Let us take the norm on \(\mathbb{R}^{2 d}\) induced by \(s_k\) under \(g\), \(t_k: \mathbb{R}^{2 d} \to \mathbb{R}, u \mapsto s_k (g^{-1} (u))\).
Let us see that \(t_k\) is indeed a norm: \(\mathbb{R}\)-linearity of \(g^{-1}\) is used.
1) \((0 \le t_k (u_1)) \land ((0 = t_k (u_1)) \iff (u_1 = 0))\): \(0 \le s_k (g^{-1} (u_1)) = t_k (u_1)\); if \(u_1 = 0\), \(g^{-1} (u_1) = 0\), so, \(t_k (u_1) = s_k (g^{-1} (u_1)) = 0\), and if \(t_k (u_1) = s_k (g^{-1} (u_1)) = 0\), \(g^{-1} (u_1) = 0\), so, \(u_1 = 0\).
2) \(t_k (r u_1) = \vert r \vert t_k (u_1)\): \(t_k (r u_1) = s_k (g^{-1} (r u_1)) = s_k (r g^{-1} (u_1)) = \vert r \vert s_k (g^{-1} (u_1)) = \vert r \vert t_k (u_1)\).

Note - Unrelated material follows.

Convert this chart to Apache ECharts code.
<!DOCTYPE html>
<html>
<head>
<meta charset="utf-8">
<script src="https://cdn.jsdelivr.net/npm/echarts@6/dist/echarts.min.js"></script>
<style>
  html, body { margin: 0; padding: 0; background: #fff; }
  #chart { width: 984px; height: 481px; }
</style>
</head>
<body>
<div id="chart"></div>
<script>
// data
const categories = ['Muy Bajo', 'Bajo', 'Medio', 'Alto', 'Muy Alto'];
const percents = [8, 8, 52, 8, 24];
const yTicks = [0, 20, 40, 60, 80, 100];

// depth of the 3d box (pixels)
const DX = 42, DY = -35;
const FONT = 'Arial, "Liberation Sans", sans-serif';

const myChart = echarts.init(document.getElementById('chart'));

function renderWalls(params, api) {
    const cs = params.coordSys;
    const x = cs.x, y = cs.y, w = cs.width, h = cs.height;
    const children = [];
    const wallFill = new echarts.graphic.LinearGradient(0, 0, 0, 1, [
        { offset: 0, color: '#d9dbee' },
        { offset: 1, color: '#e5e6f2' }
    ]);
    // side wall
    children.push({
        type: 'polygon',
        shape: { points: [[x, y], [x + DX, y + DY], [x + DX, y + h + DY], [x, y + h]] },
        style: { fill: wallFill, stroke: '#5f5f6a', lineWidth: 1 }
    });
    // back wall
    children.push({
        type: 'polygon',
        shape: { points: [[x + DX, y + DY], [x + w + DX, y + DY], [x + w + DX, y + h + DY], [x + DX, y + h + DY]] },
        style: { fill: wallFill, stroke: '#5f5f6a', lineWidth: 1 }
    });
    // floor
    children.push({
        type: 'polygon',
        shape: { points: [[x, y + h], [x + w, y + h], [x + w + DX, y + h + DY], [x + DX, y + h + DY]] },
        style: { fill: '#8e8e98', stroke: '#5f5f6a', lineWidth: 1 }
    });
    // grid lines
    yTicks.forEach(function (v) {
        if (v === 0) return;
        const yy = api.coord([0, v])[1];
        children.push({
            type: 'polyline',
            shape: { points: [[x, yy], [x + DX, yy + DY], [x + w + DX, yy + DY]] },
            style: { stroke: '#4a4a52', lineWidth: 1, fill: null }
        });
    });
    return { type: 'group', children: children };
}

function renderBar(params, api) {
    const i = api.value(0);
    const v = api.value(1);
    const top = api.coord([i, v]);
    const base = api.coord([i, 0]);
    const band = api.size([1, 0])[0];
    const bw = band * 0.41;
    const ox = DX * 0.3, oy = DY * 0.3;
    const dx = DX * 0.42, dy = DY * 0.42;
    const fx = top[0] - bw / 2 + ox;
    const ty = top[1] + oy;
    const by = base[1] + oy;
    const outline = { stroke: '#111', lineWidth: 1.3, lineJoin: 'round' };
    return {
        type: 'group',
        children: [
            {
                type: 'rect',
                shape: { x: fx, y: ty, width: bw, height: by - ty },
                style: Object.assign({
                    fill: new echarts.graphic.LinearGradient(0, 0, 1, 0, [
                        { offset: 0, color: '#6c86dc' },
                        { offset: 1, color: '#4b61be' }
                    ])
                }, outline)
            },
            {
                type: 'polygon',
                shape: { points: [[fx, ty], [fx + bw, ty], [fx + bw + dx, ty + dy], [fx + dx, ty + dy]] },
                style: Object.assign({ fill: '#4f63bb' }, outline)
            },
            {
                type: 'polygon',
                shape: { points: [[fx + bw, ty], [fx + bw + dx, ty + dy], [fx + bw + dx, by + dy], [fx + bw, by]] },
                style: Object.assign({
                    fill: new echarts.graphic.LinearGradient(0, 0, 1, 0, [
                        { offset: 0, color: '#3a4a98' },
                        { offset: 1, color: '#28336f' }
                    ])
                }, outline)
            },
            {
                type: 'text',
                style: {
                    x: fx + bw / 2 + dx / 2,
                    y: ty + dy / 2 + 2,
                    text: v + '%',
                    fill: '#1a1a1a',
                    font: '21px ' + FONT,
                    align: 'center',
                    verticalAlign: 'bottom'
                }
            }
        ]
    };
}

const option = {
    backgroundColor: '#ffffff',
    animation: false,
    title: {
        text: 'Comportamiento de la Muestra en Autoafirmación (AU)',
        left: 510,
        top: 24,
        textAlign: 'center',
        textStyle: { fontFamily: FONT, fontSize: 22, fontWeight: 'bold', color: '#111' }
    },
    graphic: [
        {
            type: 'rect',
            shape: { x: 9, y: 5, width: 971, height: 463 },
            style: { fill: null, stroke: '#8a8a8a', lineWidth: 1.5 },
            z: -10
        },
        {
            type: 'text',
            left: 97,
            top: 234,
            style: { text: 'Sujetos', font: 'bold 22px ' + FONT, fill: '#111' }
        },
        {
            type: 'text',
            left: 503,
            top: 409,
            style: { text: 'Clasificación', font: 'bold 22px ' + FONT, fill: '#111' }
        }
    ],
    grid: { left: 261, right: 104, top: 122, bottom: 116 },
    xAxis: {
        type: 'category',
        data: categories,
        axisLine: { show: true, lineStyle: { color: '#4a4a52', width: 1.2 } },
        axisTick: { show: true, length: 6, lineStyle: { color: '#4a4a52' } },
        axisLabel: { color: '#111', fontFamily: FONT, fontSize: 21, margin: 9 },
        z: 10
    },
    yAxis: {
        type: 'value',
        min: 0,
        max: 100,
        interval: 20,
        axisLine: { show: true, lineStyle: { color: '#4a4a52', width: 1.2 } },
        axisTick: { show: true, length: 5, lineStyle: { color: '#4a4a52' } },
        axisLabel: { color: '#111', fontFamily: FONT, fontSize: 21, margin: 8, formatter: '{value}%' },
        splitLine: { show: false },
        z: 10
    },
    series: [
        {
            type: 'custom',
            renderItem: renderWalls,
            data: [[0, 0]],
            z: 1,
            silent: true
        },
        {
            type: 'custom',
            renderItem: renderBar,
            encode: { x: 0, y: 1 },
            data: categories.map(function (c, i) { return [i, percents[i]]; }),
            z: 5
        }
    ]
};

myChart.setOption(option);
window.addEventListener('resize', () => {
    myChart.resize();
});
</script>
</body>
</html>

3) \(t_k (u_1 + u_2) \le t_k (u_1) + t_k (u_2)\): \(t_k (u_1 + u_2) = s_k (g^{-1} (u_1 + u_2)) = s_k (g^{-1} (u_1) + g^{-1} (u_2)) \le s_k (g^{-1} (u_1)) + s_k (g^{-1} (u_2)) = t_k (u_1) + t_k (u_2)\).
So, \(t_k\) is a norm on \(\mathbb{R}^{2 d}\).
Step 3:
For each \(s_j, s_l \in S\), \(t_j\) and \(t_l\) are equivalent, by the proposition that any norms on any finite-dimensional real vectors space are equivalent.
Step 4:
So, there are some \(c_1, c_2 \in \mathbb{R}\) such that \(0 \lt c_1, c_2\) such that for each \(v \in V\), \(c_1 t_l (g (v)) \le t_j (g (v)) \le c_2 t_l (g (v))\).
That means that \(c_1 s_l (g^{-1} (g (v))) \le s_j (g^{-1} (g (v))) \le c_2 s_l (g^{-1} (g (v)))\), which means that \(c_1 s_l (v) \le s_j (v) \le c_2 s_l (v)\).
That means that \(s_j\) and \(s_l\) are equivalent.